Load Data from Iceberg

Load Iceberg table to Spark dataframe:
val df = spark.table("catalog.db.table")
    .select(
        "creationDate",
        "id",
        "locationIP",
        "browserUsed",
        "content",
        "length"
    )

Batch Write

Batch write the data into TigerGraph:
df.write
    .format("tigergraph")
    .mode("append")
    .options(opts)
    .save()

Streaming Write(CDC)

Streaming read from Iceberg table:
val df = spark.readStream
    .format("iceberg")
    .option("stream-from-timestamp", 0L)
    .load("catalog.db.table")
    .select(
        "creationDate",
        "id",
        "locationIP",
        "browserUsed",
        "content",
        "length"
    )
Streaming write data to TigerGraph:
df.writeStream
    .outputMode("append")
    .format("tigergraph")
    .option("checkpointLocation", "/path/to/checkpoint")
    .options(opts)
    .start()
    .awaitTermination()

For more details on Iceberg see Iceberg Apache: Getting Started

Load Data from Hudi

Load Hudi table to Spark dataframe:
val df = spark.read
    .format("hudi")
    .load("/path/to/hudi/table")
    .select(
        "creationDate",
        "id",
        "locationIP",
        "browserUsed",
        "content",
        "length"
    )

Batch Write

Batch write the data into TigerGraph
df.write
    .format("tigergraph")
    .mode("append")
    .options(opts)
    .save()

Streaming Write(CDC)

Streaming read from Hudi table:
val df = spark.readStream
    .format("hudi")
    .load("/path/to/hudi/table")
    .select(
        "creationDate",
        "id",
        "locationIP",
        "browserUsed",
        "content",
        "length"
    )
Streaming write data to TigerGraph:
df.writeStream
    .outputMode("append")
    .format("tigergraph")
    .option("checkpointLocation", "/path/to/checkpoint")
    .options(opts)
    .start()
    .awaitTermination()

For more details on Hudi see Spark Guide | Apache Hudi.

Loading Statistics

When you configure the logging properly and set log level to info, the loading statistics will be logged.

There are 3 levels of stats:

  • Batch level: data will be loaded to TigerGraph by micro batches, malformed or invalid data count of the batch will be logged.

  • Partition level: the data source can contain multiple partitions, and the log will show how many rows of the partition has been sent to TigerGraph.

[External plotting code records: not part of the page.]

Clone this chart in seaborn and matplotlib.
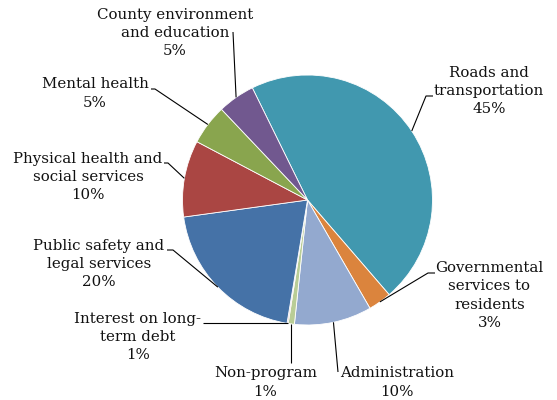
import numpy as np
import matplotlib
matplotlib.use("Agg")
import matplotlib.pyplot as plt
import seaborn as sns

# ---- data (clockwise from the top-left boundary) ----
categories = ["Roads and\ntransportation", "Governmental\nservices to\nresidents",
              "Administration", "Non-program", "Interest on long-\nterm debt",
              "Public safety and\nlegal services", "Physical health and\nsocial services",
              "Mental health", "County environment\nand education"]
values = [45.95, 3.0, 10.0, 0.8, 0.15, 20.2, 9.9, 5.2, 4.8]
pct_labels = ["45%", "3%", "10%", "1%", "1%", "20%", "10%", "5%", "5%"]
colors = ["#4198AF", "#DB843D", "#93A9CF", "#B9CD96", "#D19392",
          "#4572A7", "#AA4643", "#89A54E", "#71588F"]

sns.set_theme(style="white")
plt.rcParams['font.family'] = ['DejaVu Serif']

W, H = 557, 400
fig = plt.figure(figsize=(W / 100, H / 100), dpi=100)
ax = fig.add_axes([0, 0, 1, 1])

cx, cy, R = 307.5, 200.0, 125.0
Y = lambda y: H - y

wedges, _ = ax.pie(values, colors=colors, startangle=116.2, counterclock=False,
                   center=(cx, Y(cy)), radius=R, frame=True,
                   wedgeprops=dict(edgecolor="white", linewidth=0.6))
ax.set_xlim(0, W)
ax.set_ylim(0, H)
ax.set_aspect("equal")
ax.axis("off")

# label layout: (text center x, text block center y in px, leader elbow points in px)
layout = [
    (489, 91, [(426, 96), (433, 96)]),
    (489.5, 295.5, [(428, 273), (435, 273)]),
    (397, 382.5, [(338, 372)]),
    (265.5, 382.5, None),
    (138, 337, "h"),
    (99, 264, [(173, 250), (167, 250)]),
    (88, 177, [(168, 163), (164, 163)]),
    (95, 93.5, [(155, 89), (151, 89)]),
    (175, 33, [(233, 32)]),
]

for w, cat, pct, (tx, ty, pts) in zip(wedges, categories, pct_labels, layout):
    mid = np.deg2rad((w.theta1 + w.theta2) / 2)
    ex, ey = cx + R * np.cos(mid), Y(cy) + R * np.sin(mid)
    if pts is None:
        xs, ys = [ex, ex], [ey, Y(363)]
    elif pts == "h":
        xs, ys = [ex, 203], [ey, ey]
    else:
        xs = [ex] + [p[0] for p in pts]
        ys = [ey] + [Y(p[1]) for p in pts]
    ax.plot(xs, ys, color="black", linewidth=0.8, solid_capstyle="butt")
    ax.text(tx, Y(ty), cat + "\n" + pct, ha="center", va="center",
            fontsize=10.8, linespacing=1.4, color="#111111",
            multialignment="center")

fig.savefig("out.png", dpi=100)
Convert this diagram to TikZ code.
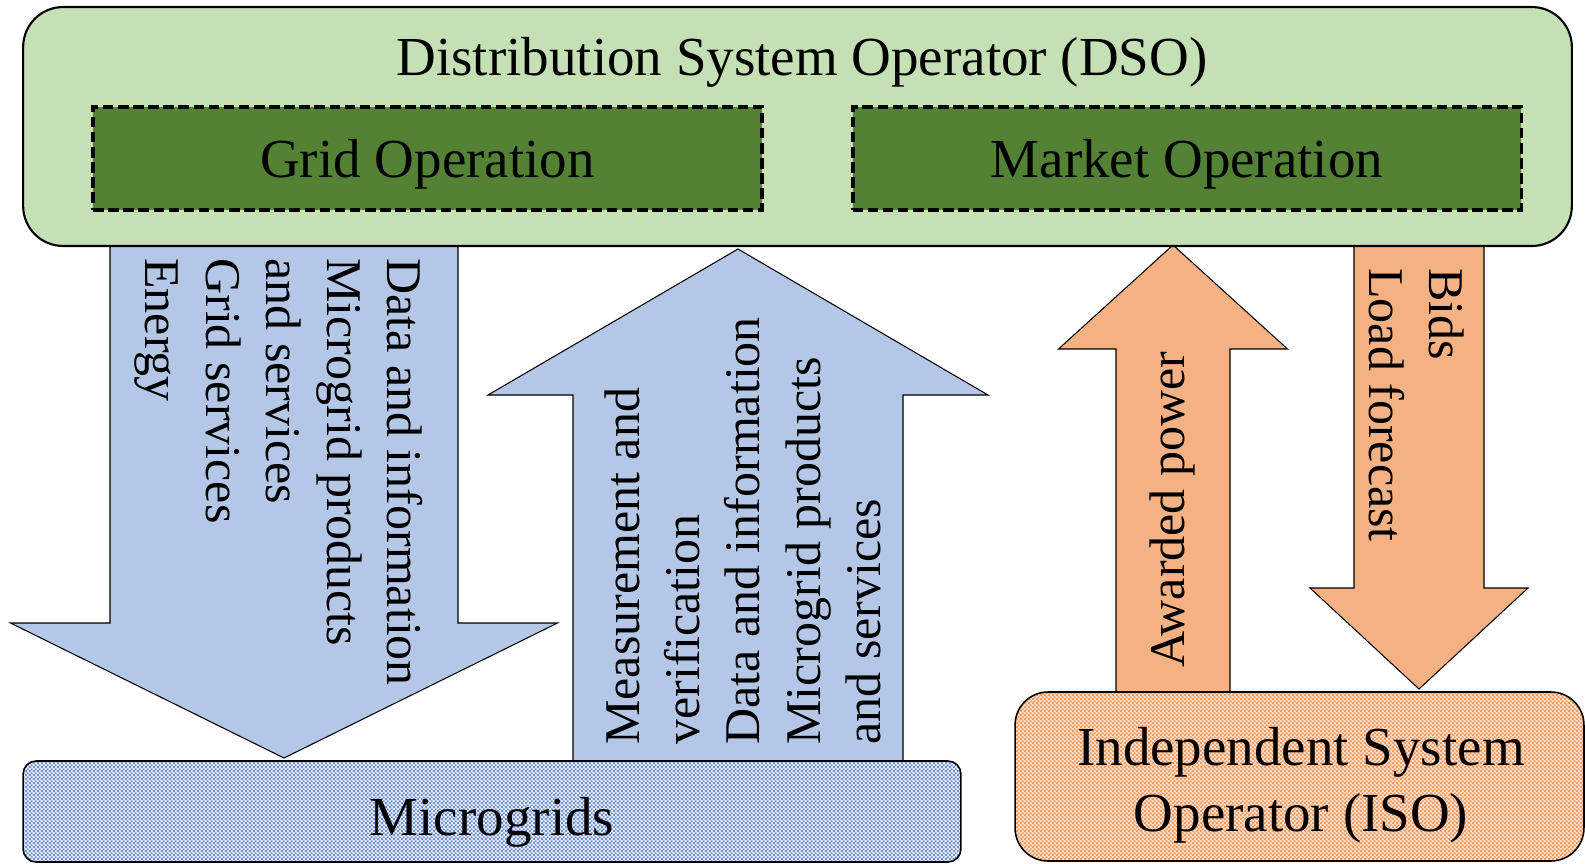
\documentclass[tikz,border=0pt]{standalone}
\usepackage{fontspec}
\setmainfont{Liberation Serif}
\usetikzlibrary{patterns}

\definecolor{dsofill}{RGB}{197,224,180}
\definecolor{opfill}{RGB}{84,130,53}
\definecolor{bluefill}{RGB}{180,199,231}
\definecolor{orangefill}{RGB}{244,177,131}
\definecolor{mgbase}{RGB}{228,235,250}
\definecolor{mgdot}{RGB}{112,144,206}
\definecolor{isobase}{RGB}{252,218,195}
\definecolor{isodot}{RGB}{238,158,100}

% fine checkerboard fill
\pgfdeclarepatternformonly{checker}{\pgfqpoint{0pt}{0pt}}{\pgfqpoint{2.4pt}{2.4pt}}{\pgfqpoint{2.4pt}{2.4pt}}{%
  \pgfpathrectangle{\pgfqpoint{0pt}{0pt}}{\pgfqpoint{1.2pt}{1.2pt}}%
  \pgfpathrectangle{\pgfqpoint{1.2pt}{1.2pt}}{\pgfqpoint{1.2pt}{1.2pt}}%
  \pgfusepath{fill}}

% block arrow: colour, centre x, shaft half width, head half width, start y, head base y, tip y
\newcommand{\blockarr}[7]{%
  \draw[arrowline, fill=#1] (#2-#3,#5) -- (#2-#3,#6) -- (#2-#4,#6) -- (#2,#7)
    -- (#2+#4,#6) -- (#2+#3,#6) -- (#2+#3,#5) -- cycle;}

\tikzset{
  arrowline/.style={draw=black, line width=0.6pt, line join=miter},
  boxtxt/.style={font=\fontsize{31.3}{37.6}\selectfont, inner sep=0pt},
  arrtxt/.style={font=\fontsize{28.45}{34.4}\selectfont, inner sep=0pt, align=left},
  dsobox/.style={draw=black, line width=1.2pt, fill=dsofill, rounded corners=0.8cm,
    minimum width=30.98cm, minimum height=4.78cm, inner sep=0pt},
  opbox/.style={draw=black, line width=2.2pt, dash pattern=on 6pt off 2.6pt,
    fill=opfill, minimum width=13.38cm, minimum height=2.06cm, inner sep=0pt},
  mgbox/.style={draw=black, line width=0.9pt, preaction={fill=mgbase},
    pattern=checker, pattern color=mgdot, rounded corners=0.26cm,
    minimum width=18.76cm, minimum height=2.02cm, inner sep=0pt},
  isobox/.style={draw=black, line width=0.9pt, preaction={fill=isobase},
    pattern=checker, pattern color=isodot, rounded corners=0.66cm,
    minimum width=11.38cm, minimum height=3.38cm, inner sep=0pt},
}

\begin{document}
\begin{tikzpicture}[x=0.02cm, y=-0.02cm]
\useasboundingbox (0,0) rectangle (1585,863);

% flows between the operators and the microgrids
\blockarr{bluefill}{284}{174}{273.5}{240}{623}{758}
\blockarr{bluefill}{738}{165}{250}{770}{395}{249}
\blockarr{orangefill}{1173}{57}{114.5}{700}{349}{245}
\blockarr{orangefill}{1419}{65}{109}{240}{588}{689}

% distribution system operator
\node[dsobox] (dso) at (797.5,126.5) {};
\node[boxtxt, anchor=base] (dsotitle) at (802,75) {Distribution System Operator (DSO)};
\node[opbox] (grid) at (427.5,158.5) {};
\node[boxtxt, anchor=base] (gridtxt) at (427.5,177) {Grid Operation};
\node[opbox] (market) at (1187,158.5) {};
\node[boxtxt, anchor=base] (markettxt) at (1187,177) {Market Operation};

% microgrids
\node[mgbox] (mg) at (492,811.5) {};
\node[boxtxt, anchor=base] (mgtxt) at (492,835) {Microgrids};

% independent system operator
\node[isobox] (iso) at (1299.5,776.5) {};
\node[boxtxt, anchor=base] (isotxt1) at (1301,765) {Independent System};
\node[boxtxt, anchor=base] (isotxt2) at (1301,831) {Operator (ISO)};

% arrow labels
\node[arrtxt, rotate=-90, anchor=north west] (downtxt) at (423,258)
  {Data and information\\Microgrid products\\and services\\Grid services\\Energy};
\node[arrtxt, rotate=90, anchor=north west] (uptxt) at (604,745)
  {Measurement and\\verification\\Data and information\\Microgrid products\\and services};
\node[arrtxt, rotate=90, anchor=north west] (awardtxt) at (1149,668) {Awarded power};
\node[arrtxt, rotate=-90, anchor=north west] (bidtxt) at (1465,268) {Bids\\Load forecast};
\end{tikzpicture}
\end{document}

  • Job Level (only available for TigerGraph 3.10.0 or higher): The overall loading statistics of the Spark job aggregated by TigerGraph service KAFKASTRM-LL. It requires providing username and password to query /gsqlserver endpoint.

Sample loading statistics:
24/01/22 16:15:45 INFO TigerGraphBatchWrite: Overall loading statistics: [ {
    "overall" : {
        "duration" : 15792,
        "size" : 48675207,
        "progress" : 0,
        "startTime" : 1706770863875,
        "averageSpeed" : 29546,
        "id" : "test_graph.load_Comment.spark.all.1706770859889",
        "endTime" : 1706770879667,
        "currentSpeed" : 29546,
        "statistics" : {
            "fileLevel" : {
                "validLine" : 466594,
                "notEnoughToken" : 0,
                "tokenExceedsBuffer" : 0,
                "rejectLine" : 0
            },
            "objectLevel" : {
                "vertex" : [ {
                "validObject" : 466593,
                "typeName" : "Comment",
                "invalidPrimaryId" : 1
                } ]
            }
        }
    },
    "workers" : [ {
        "tasks" : [ {
            "filename" : "file_Comment"
        } ]
    }, {
    "tasks" : [ {
        "filename" : "file_Comment"
        } ]
    } ]
} ]

Level Statistic Reference

Row Level Statistics

Row Level Statistics Description

validLine

Number of valid raw data lines parsed.

rejectLine

Number of raw data lines rejected by the reject line rule in the loading script.

notEnoughToken

Number of raw data lines with fewer tokens than what was specified by the loading script.

badCharacter

Number of raw data lines containing invalid characters.

tokenExceedsBuffer

Number of raw data lines containing oversize tokens (see gadmin config get GSQL.OutputTokenBufferSize).

emptyLine

Number of raw data lines that are empty.

Object Level Statistics

Object Level Statistics Description

validObject

Number of data records created.

passedCondition

Number of token lists which passed the WHERE predicate filter.

failedCondition

Number of token lists which failed the WHERE predicate filter.

invalidPrimaryId

Number of token lists where the id token is invalid.

noIdFound

Number of token lists where the id token is empty.

invalidAttribute

Number of token lists where at least one of the attribute tokens is invalid.

incorrectFixedBinaryLength

Number of token lists where at least one of the tokens corresponding to a UDT type attribute is invalid.

invalidVertexType

Number of token lists where at least one of the tokens corresponding to an edge type’s source/target vertex type is invalid.